**What to produce**
Everything in the data should be repeated exactly, save for the images.

******************************

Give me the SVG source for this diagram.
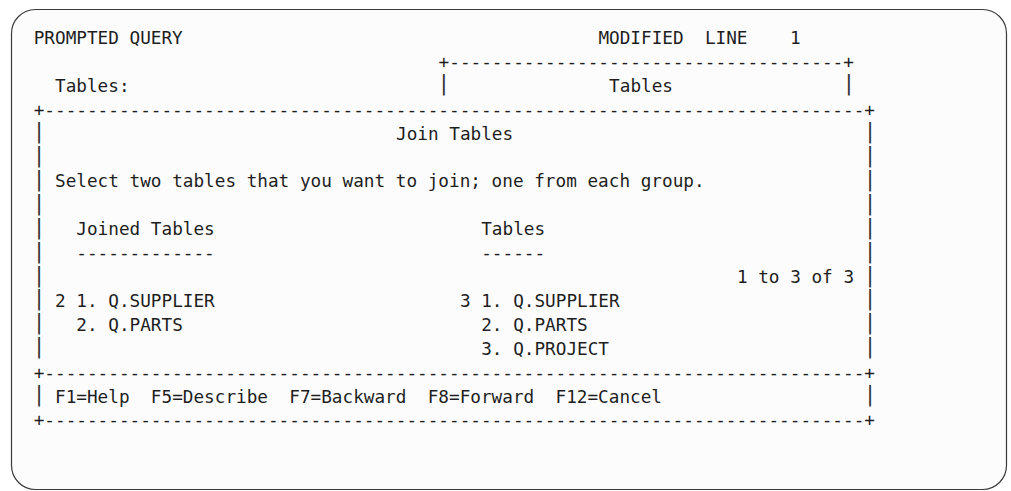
<svg xmlns="http://www.w3.org/2000/svg" width="1011" height="491" viewBox="0 0 1011 491">
  <style>
    .t { font-family: "DejaVu Sans Mono", "Liberation Mono", monospace; font-size: 17.7px; fill: #1e1e1e; white-space: pre; }
    .b { font-family: "DejaVu Sans Mono", "Liberation Mono", monospace; font-size: 21px; fill: #333333; text-anchor: middle; }
    .frame { fill: #fcfcfc; stroke: #3a3a3a; stroke-width: 1.2; }
  </style>
  <rect width="1011" height="491" fill="#ffffff"/>
  <g id="screen-frame">
    <rect class="frame" x="11.5" y="9.5" width="995" height="480" rx="24" ry="24"/>
  </g>
  <g id="header">
    <text class="t" x="33.7" y="44" xml:space="preserve">PROMPTED QUERY</text>
    <text class="t" x="598.4" y="44" xml:space="preserve">MODIFIED  LINE    1</text>
    <text class="t" x="438.6" y="67.9" xml:space="preserve">+-------------------------------------+</text>
    <text class="t" x="55" y="91.8" xml:space="preserve">Tables:</text>
    <text class="t" x="609.1" y="91.8" xml:space="preserve">Tables</text>
    <text class="b" x="443.9" y="90.3">|</text>
    <text class="b" x="848.8" y="90.3">|</text>
  </g>
  <g id="join-window">
    <text class="t" x="33.7" y="115.7" xml:space="preserve">+-----------------------------------------------------------------------------+</text>
    <text class="t" x="396" y="139.6" xml:space="preserve">Join Tables</text>
    <text class="t" x="55" y="187.4" xml:space="preserve">Select two tables that you want to join; one from each group.</text>
    <text class="t" x="76.3" y="235.2" xml:space="preserve">Joined Tables</text>
    <text class="t" x="481.2" y="235.2" xml:space="preserve">Tables</text>
    <text class="t" x="76.3" y="259.1" xml:space="preserve">-------------</text>
    <text class="t" x="481.2" y="259.1" xml:space="preserve">------</text>
    <text class="t" x="736.9" y="283" xml:space="preserve">1 to 3 of 3</text>
    <text class="t" x="55" y="306.9" xml:space="preserve">2 1. Q.SUPPLIER</text>
    <text class="t" x="459.9" y="306.9" xml:space="preserve">3 1. Q.SUPPLIER</text>
    <text class="t" x="76.3" y="330.8" xml:space="preserve">2. Q.PARTS</text>
    <text class="t" x="481.2" y="330.8" xml:space="preserve">2. Q.PARTS</text>
    <text class="t" x="481.2" y="354.7" xml:space="preserve">3. Q.PROJECT</text>
    <text class="t" x="33.7" y="378.6" xml:space="preserve">+-----------------------------------------------------------------------------+</text>
    <text class="t" x="55" y="402.5" xml:space="preserve">F1=Help  F5=Describe  F7=Backward  F8=Forward  F12=Cancel</text>
    <text class="t" x="33.7" y="426.4" xml:space="preserve">+-----------------------------------------------------------------------------+</text>
  </g>
  <g id="window-sides">
    <text class="b" x="39" y="138.1">|</text>
    <text class="b" x="39" y="162">|</text>
    <text class="b" x="39" y="185.9">|</text>
    <text class="b" x="39" y="209.8">|</text>
    <text class="b" x="39" y="233.7">|</text>
    <text class="b" x="39" y="257.6">|</text>
    <text class="b" x="39" y="281.5">|</text>
    <text class="b" x="39" y="305.4">|</text>
    <text class="b" x="39" y="329.3">|</text>
    <text class="b" x="39" y="353.2">|</text>
    <text class="b" x="39" y="401">|</text>
    <text class="b" x="870.1" y="138.1">|</text>
    <text class="b" x="870.1" y="162">|</text>
    <text class="b" x="870.1" y="185.9">|</text>
    <text class="b" x="870.1" y="209.8">|</text>
    <text class="b" x="870.1" y="233.7">|</text>
    <text class="b" x="870.1" y="257.6">|</text>
    <text class="b" x="870.1" y="281.5">|</text>
    <text class="b" x="870.1" y="305.4">|</text>
    <text class="b" x="870.1" y="329.3">|</text>
    <text class="b" x="870.1" y="353.2">|</text>
    <text class="b" x="870.1" y="401">|</text>
  </g>
</svg>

******************************

**Solution for this exercise**
Give me the SVG source for this diagram.
<svg xmlns="http://www.w3.org/2000/svg" width="1011" height="491" viewBox="0 0 1011 491">
  <style>
    .t { font-family: "DejaVu Sans Mono", "Liberation Mono", monospace; font-size: 17.7px; fill: #1e1e1e; white-space: pre; }
    .b { font-family: "DejaVu Sans Mono", "Liberation Mono", monospace; font-size: 21px; fill: #333333; text-anchor: middle; }
    .frame { fill: #fcfcfc; stroke: #3a3a3a; stroke-width: 1.2; }
  </style>
  <rect width="1011" height="491" fill="#ffffff"/>
  <g id="screen-frame">
    <rect class="frame" x="11.5" y="9.5" width="995" height="480" rx="24" ry="24"/>
  </g>
  <g id="header">
    <text class="t" x="33.7" y="44" xml:space="preserve">PROMPTED QUERY</text>
    <text class="t" x="598.4" y="44" xml:space="preserve">MODIFIED  LINE    1</text>
    <text class="t" x="438.6" y="67.9" xml:space="preserve">+-------------------------------------+</text>
    <text class="t" x="55" y="91.8" xml:space="preserve">Tables:</text>
    <text class="t" x="609.1" y="91.8" xml:space="preserve">Tables</text>
    <text class="b" x="443.9" y="90.3">|</text>
    <text class="b" x="848.8" y="90.3">|</text>
  </g>
  <g id="join-window">
    <text class="t" x="33.7" y="115.7" xml:space="preserve">+-----------------------------------------------------------------------------+</text>
    <text class="t" x="396" y="139.6" xml:space="preserve">Join Tables</text>
    <text class="t" x="55" y="187.4" xml:space="preserve">Select two tables that you want to join; one from each group.</text>
    <text class="t" x="76.3" y="235.2" xml:space="preserve">Joined Tables</text>
    <text class="t" x="481.2" y="235.2" xml:space="preserve">Tables</text>
    <text class="t" x="76.3" y="259.1" xml:space="preserve">-------------</text>
    <text class="t" x="481.2" y="259.1" xml:space="preserve">------</text>
    <text class="t" x="736.9" y="283" xml:space="preserve">1 to 3 of 3</text>
    <text class="t" x="55" y="306.9" xml:space="preserve">2 1. Q.SUPPLIER</text>
    <text class="t" x="459.9" y="306.9" xml:space="preserve">3 1. Q.SUPPLIER</text>
    <text class="t" x="76.3" y="330.8" xml:space="preserve">2. Q.PARTS</text>
    <text class="t" x="481.2" y="330.8" xml:space="preserve">2. Q.PARTS</text>
    <text class="t" x="481.2" y="354.7" xml:space="preserve">3. Q.PROJECT</text>
    <text class="t" x="33.7" y="378.6" xml:space="preserve">+-----------------------------------------------------------------------------+</text>
    <text class="t" x="55" y="402.5" xml:space="preserve">F1=Help  F5=Describe  F7=Backward  F8=Forward  F12=Cancel</text>
    <text class="t" x="33.7" y="426.4" xml:space="preserve">+-----------------------------------------------------------------------------+</text>
  </g>
  <g id="window-sides">
    <text class="b" x="39" y="138.1">|</text>
    <text class="b" x="39" y="162">|</text>
    <text class="b" x="39" y="185.9">|</text>
    <text class="b" x="39" y="209.8">|</text>
    <text class="b" x="39" y="233.7">|</text>
    <text class="b" x="39" y="257.6">|</text>
    <text class="b" x="39" y="281.5">|</text>
    <text class="b" x="39" y="305.4">|</text>
    <text class="b" x="39" y="329.3">|</text>
    <text class="b" x="39" y="353.2">|</text>
    <text class="b" x="39" y="401">|</text>
    <text class="b" x="870.1" y="138.1">|</text>
    <text class="b" x="870.1" y="162">|</text>
    <text class="b" x="870.1" y="185.9">|</text>
    <text class="b" x="870.1" y="209.8">|</text>
    <text class="b" x="870.1" y="233.7">|</text>
    <text class="b" x="870.1" y="257.6">|</text>
    <text class="b" x="870.1" y="281.5">|</text>
    <text class="b" x="870.1" y="305.4">|</text>
    <text class="b" x="870.1" y="329.3">|</text>
    <text class="b" x="870.1" y="353.2">|</text>
    <text class="b" x="870.1" y="401">|</text>
  </g>
</svg>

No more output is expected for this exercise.